- _WORK INSTRUCTIONS_
Determine how many lines contain the string "chart". Reply with that figure and nothing else.

- _GIVEN RECORDS_

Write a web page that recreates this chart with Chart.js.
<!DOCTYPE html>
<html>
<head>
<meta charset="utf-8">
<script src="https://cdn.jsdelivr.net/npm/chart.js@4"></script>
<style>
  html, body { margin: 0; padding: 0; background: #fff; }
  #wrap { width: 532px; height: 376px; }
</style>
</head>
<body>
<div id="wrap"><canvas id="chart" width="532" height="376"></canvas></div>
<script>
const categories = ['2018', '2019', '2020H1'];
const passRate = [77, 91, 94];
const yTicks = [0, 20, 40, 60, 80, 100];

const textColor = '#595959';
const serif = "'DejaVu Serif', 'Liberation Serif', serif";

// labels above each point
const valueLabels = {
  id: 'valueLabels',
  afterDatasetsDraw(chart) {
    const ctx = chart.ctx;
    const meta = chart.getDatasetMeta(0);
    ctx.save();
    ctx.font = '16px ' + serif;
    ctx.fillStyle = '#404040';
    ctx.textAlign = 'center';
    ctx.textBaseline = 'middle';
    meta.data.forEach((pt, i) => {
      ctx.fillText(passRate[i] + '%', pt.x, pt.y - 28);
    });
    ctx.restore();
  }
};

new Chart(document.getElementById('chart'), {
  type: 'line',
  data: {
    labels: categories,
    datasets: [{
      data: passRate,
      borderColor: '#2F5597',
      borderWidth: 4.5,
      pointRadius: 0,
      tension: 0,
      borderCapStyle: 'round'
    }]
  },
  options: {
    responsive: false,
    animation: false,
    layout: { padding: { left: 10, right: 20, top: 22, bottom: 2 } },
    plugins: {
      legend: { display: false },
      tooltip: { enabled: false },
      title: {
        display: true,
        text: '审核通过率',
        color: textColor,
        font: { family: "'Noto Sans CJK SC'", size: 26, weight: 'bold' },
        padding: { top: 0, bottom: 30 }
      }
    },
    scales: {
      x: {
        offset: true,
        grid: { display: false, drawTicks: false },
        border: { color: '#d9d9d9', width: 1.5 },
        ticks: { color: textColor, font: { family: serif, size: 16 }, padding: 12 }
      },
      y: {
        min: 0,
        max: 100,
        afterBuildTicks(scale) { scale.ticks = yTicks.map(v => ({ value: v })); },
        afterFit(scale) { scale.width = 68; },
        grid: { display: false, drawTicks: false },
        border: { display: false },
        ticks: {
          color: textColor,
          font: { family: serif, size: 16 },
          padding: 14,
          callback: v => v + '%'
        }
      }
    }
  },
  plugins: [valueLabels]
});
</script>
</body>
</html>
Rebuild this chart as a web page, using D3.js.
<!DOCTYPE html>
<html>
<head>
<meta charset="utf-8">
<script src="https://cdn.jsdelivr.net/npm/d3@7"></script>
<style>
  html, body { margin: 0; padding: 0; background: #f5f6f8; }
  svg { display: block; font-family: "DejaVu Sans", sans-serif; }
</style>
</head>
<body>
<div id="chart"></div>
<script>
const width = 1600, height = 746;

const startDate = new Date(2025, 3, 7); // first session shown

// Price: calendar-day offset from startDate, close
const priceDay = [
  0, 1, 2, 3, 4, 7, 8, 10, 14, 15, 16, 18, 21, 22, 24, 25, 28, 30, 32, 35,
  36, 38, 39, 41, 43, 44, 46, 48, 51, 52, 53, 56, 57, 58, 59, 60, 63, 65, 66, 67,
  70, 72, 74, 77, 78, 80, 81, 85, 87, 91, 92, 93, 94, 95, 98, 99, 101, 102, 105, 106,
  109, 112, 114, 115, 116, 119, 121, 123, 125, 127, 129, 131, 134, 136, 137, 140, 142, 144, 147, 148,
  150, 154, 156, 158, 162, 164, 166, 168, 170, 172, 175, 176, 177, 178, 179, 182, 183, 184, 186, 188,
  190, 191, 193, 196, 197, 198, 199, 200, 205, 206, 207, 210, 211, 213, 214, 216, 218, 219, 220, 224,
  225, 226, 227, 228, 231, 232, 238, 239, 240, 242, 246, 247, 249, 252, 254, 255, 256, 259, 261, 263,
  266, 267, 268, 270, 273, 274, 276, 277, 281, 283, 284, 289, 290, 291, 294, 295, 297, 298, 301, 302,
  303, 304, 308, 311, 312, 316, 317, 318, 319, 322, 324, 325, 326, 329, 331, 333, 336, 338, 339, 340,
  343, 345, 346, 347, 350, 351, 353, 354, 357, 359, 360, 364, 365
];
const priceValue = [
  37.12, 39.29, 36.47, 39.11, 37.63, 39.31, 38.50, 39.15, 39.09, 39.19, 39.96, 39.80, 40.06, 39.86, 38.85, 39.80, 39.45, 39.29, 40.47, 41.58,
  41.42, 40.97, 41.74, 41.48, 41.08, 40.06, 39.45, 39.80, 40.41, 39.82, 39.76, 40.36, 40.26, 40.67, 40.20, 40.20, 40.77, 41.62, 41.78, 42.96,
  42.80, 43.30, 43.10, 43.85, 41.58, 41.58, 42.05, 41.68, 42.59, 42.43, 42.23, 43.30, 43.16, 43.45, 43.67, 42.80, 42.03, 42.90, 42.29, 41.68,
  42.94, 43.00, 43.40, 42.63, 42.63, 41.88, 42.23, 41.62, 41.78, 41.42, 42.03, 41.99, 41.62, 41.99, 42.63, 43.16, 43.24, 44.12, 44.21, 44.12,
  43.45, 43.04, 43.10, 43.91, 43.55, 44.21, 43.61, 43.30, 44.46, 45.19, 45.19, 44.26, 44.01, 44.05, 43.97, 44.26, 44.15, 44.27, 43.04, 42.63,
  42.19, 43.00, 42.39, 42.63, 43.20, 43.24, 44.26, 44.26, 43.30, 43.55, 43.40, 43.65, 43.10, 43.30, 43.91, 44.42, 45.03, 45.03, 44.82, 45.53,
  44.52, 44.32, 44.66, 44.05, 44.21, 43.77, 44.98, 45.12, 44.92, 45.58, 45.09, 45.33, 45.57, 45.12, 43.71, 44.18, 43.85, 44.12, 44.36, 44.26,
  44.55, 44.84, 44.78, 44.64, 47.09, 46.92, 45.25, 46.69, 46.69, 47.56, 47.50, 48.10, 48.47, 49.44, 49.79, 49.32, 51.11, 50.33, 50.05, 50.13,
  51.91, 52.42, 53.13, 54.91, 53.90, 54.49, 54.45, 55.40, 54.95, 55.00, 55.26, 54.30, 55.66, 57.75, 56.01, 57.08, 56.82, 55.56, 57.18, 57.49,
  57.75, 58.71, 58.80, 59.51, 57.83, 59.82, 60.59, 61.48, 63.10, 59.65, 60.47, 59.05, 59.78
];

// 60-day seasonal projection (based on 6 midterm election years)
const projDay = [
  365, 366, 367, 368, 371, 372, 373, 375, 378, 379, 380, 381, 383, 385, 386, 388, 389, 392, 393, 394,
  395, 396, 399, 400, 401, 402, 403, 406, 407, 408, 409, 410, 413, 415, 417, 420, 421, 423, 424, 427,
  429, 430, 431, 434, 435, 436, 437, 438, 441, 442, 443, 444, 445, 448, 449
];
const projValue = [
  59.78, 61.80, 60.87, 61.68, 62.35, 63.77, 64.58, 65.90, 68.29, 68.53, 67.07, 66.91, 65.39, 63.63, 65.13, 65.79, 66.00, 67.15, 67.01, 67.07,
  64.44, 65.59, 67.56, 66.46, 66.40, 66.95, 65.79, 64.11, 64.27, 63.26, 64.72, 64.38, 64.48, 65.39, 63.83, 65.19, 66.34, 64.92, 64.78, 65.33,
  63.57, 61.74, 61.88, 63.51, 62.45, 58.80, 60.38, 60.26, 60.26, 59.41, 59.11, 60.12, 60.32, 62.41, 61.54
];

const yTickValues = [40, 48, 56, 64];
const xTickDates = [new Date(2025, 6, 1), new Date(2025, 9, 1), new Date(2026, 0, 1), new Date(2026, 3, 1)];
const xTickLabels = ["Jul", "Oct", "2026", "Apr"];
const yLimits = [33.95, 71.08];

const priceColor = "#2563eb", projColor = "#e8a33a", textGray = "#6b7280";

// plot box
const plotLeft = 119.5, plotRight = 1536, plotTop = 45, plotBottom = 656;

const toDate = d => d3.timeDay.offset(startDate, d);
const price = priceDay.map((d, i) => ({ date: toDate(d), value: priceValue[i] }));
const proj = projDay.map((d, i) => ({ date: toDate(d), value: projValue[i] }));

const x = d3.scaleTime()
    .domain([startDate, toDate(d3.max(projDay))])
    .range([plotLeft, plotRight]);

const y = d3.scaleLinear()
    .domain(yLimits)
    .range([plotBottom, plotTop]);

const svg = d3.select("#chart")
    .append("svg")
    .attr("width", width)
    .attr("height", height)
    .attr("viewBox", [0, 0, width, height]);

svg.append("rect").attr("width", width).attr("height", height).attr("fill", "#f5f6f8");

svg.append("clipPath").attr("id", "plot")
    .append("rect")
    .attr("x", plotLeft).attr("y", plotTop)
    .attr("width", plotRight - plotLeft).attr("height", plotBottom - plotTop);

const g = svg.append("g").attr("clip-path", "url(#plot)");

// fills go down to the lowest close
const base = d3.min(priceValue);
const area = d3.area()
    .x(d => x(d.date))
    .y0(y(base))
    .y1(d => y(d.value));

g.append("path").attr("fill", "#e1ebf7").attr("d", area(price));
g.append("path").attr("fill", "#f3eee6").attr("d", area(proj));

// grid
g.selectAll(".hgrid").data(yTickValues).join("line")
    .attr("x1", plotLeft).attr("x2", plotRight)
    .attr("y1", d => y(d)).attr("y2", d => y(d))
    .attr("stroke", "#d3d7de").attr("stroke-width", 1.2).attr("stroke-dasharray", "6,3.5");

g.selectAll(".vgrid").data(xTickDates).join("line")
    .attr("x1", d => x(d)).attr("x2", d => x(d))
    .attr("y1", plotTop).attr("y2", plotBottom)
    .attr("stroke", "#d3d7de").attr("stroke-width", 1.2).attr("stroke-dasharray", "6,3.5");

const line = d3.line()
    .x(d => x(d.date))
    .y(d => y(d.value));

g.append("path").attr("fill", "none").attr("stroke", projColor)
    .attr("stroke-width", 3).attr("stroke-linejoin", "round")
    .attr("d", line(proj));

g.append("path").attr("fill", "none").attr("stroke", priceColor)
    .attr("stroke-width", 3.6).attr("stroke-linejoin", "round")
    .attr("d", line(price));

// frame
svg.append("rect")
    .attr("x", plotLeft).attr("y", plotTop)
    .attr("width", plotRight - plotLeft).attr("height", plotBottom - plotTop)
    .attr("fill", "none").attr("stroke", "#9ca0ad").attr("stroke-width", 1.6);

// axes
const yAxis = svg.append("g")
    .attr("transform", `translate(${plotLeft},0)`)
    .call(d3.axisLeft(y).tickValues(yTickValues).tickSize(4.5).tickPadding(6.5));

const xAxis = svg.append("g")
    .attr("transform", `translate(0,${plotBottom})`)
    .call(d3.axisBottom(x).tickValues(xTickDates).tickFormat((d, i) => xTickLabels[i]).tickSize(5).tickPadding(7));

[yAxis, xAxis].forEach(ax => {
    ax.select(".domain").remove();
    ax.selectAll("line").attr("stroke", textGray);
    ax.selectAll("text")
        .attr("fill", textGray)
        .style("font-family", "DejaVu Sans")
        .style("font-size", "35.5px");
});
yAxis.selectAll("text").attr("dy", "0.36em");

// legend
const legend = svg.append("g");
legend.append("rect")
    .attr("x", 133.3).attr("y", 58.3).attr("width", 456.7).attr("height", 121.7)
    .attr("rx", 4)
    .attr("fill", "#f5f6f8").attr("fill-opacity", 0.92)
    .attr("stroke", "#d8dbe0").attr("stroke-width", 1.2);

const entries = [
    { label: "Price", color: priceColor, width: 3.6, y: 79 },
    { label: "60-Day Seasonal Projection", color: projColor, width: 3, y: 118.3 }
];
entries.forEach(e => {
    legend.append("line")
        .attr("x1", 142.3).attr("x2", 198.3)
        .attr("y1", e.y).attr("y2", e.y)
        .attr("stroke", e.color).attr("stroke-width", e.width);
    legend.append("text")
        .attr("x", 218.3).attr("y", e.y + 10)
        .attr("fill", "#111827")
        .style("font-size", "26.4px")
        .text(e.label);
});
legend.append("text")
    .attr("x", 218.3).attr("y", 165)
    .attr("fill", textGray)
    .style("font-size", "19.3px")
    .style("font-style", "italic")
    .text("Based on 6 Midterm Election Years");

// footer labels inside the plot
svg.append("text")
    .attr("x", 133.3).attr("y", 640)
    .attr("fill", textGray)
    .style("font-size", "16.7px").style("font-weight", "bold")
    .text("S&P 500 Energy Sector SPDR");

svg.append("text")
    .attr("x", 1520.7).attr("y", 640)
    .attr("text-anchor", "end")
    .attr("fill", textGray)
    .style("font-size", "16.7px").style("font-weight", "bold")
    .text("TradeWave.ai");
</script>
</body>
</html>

- _OUTPUT FOR THIS TASK_
10